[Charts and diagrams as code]

------------------------------------------------------------

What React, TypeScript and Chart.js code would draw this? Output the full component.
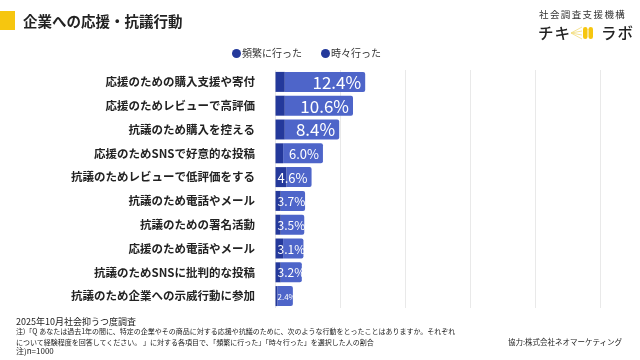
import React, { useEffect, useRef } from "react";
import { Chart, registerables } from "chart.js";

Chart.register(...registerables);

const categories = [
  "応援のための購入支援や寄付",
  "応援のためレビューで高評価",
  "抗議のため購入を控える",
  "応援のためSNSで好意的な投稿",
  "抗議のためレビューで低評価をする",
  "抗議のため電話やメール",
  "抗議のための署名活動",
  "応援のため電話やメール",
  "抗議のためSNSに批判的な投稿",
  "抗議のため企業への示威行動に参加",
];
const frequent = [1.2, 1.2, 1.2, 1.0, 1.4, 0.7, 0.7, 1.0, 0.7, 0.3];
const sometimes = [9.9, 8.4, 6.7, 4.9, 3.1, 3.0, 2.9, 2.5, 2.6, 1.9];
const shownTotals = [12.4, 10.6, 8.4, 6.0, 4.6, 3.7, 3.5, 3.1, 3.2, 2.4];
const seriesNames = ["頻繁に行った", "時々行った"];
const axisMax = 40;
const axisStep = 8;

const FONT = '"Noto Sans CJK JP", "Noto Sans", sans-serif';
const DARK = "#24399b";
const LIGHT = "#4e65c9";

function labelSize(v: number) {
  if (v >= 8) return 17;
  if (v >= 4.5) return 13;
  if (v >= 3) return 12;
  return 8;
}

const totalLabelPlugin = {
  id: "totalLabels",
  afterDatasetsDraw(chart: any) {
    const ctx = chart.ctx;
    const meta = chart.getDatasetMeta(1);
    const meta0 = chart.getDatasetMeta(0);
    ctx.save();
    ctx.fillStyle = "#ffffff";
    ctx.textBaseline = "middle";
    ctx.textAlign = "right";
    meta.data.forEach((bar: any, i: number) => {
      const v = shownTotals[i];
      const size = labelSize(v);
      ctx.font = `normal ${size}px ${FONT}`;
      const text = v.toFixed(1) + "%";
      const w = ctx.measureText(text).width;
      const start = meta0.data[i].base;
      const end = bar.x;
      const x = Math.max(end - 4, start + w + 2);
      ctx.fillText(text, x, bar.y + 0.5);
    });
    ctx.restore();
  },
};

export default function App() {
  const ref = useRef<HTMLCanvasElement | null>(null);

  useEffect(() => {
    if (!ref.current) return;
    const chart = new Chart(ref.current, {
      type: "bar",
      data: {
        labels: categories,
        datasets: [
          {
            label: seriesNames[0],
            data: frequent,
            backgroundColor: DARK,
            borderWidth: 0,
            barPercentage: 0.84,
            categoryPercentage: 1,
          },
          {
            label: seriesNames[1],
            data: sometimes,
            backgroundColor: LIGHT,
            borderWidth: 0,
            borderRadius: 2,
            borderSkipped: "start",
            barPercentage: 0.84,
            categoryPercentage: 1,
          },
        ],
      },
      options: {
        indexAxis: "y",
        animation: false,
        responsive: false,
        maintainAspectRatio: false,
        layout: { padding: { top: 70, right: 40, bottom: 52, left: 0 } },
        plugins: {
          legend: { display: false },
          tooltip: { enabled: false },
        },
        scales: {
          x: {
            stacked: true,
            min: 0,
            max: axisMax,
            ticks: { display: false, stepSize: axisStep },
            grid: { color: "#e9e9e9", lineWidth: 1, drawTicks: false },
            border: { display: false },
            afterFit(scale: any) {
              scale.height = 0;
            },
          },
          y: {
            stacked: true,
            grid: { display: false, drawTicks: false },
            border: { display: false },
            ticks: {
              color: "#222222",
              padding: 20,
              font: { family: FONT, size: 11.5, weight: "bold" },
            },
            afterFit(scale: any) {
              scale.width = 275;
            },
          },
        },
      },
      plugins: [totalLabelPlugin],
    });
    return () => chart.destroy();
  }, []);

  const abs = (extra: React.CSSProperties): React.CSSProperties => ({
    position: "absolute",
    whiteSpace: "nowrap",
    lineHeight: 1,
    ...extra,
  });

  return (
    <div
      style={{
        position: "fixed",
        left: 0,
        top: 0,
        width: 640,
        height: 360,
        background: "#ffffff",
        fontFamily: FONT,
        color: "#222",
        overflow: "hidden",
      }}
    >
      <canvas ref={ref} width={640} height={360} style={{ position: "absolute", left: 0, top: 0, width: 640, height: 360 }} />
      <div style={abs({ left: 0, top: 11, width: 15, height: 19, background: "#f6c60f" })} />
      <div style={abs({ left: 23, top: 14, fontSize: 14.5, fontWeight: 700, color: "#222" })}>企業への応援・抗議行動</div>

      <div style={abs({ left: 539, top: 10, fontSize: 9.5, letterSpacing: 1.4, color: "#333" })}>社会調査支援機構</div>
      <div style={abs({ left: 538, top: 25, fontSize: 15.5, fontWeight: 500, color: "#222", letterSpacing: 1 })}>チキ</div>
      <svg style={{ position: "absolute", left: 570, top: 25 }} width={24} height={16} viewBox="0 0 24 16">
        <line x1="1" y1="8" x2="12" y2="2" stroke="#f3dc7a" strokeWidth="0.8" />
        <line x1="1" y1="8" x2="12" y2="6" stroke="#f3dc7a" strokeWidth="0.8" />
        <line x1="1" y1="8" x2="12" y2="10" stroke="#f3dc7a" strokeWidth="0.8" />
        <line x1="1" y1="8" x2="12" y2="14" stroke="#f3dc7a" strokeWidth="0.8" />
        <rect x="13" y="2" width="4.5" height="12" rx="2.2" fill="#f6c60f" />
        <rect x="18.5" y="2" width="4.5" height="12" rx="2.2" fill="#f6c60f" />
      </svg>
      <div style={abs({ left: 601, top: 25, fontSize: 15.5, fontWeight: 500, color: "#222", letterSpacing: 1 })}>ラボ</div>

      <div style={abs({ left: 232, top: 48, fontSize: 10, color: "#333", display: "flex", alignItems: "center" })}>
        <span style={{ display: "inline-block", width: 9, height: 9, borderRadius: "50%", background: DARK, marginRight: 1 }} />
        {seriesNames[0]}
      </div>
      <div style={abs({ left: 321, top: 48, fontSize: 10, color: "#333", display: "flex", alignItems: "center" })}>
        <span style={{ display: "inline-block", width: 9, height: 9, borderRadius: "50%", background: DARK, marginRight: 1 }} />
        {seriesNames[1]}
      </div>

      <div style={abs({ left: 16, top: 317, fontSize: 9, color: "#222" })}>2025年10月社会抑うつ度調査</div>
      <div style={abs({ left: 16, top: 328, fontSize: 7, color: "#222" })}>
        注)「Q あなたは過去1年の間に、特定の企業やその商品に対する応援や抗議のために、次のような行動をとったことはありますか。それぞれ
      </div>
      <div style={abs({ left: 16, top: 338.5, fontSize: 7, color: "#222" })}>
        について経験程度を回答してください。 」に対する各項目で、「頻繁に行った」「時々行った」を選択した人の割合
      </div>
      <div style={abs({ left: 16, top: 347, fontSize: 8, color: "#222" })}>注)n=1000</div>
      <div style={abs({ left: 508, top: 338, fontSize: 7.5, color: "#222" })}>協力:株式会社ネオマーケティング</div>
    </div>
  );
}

------------------------------------------------------------

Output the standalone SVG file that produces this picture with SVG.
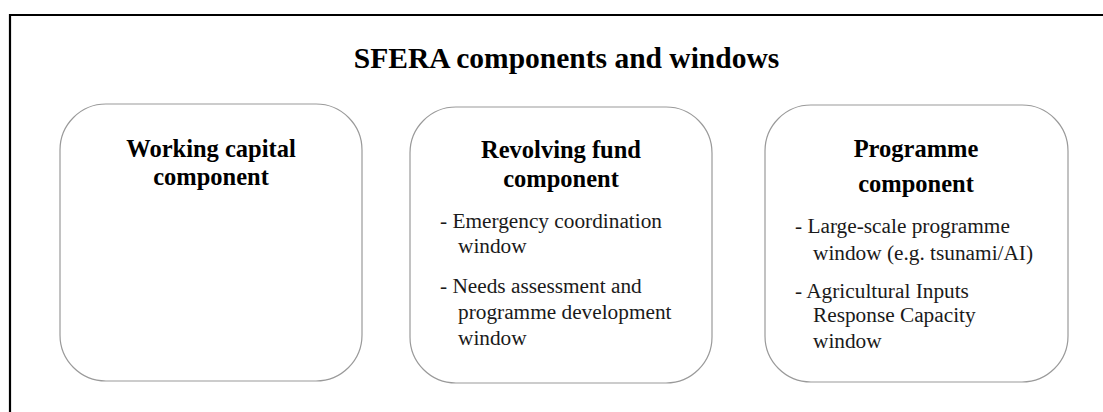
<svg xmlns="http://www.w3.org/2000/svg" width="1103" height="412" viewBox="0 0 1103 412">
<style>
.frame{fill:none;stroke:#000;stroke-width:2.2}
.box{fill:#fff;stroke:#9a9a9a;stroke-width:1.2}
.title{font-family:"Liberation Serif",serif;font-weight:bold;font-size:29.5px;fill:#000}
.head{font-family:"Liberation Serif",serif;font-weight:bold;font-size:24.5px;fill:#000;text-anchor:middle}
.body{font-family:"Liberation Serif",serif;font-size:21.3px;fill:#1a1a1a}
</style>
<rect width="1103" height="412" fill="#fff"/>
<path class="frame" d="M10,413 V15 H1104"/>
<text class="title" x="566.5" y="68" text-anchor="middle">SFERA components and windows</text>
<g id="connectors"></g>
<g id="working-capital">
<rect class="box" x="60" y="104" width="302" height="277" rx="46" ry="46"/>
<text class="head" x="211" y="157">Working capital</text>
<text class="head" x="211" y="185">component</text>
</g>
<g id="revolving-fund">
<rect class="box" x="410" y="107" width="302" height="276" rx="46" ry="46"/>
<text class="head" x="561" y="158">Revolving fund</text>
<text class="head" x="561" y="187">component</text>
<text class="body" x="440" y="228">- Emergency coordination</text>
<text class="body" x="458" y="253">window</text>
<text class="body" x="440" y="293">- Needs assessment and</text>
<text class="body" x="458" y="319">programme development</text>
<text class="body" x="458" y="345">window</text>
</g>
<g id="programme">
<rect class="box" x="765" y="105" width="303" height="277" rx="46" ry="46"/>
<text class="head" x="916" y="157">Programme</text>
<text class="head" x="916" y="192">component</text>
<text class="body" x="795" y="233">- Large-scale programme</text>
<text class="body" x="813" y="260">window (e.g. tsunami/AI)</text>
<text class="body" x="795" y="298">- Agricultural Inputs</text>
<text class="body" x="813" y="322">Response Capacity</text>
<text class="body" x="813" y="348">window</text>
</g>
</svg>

------------------------------------------------------------

All lines that include "Output" are to be gathered and copied.

Solution:
What React, TypeScript and Chart.js code would draw this? Output the full component.
Output the standalone SVG file that produces this picture with SVG.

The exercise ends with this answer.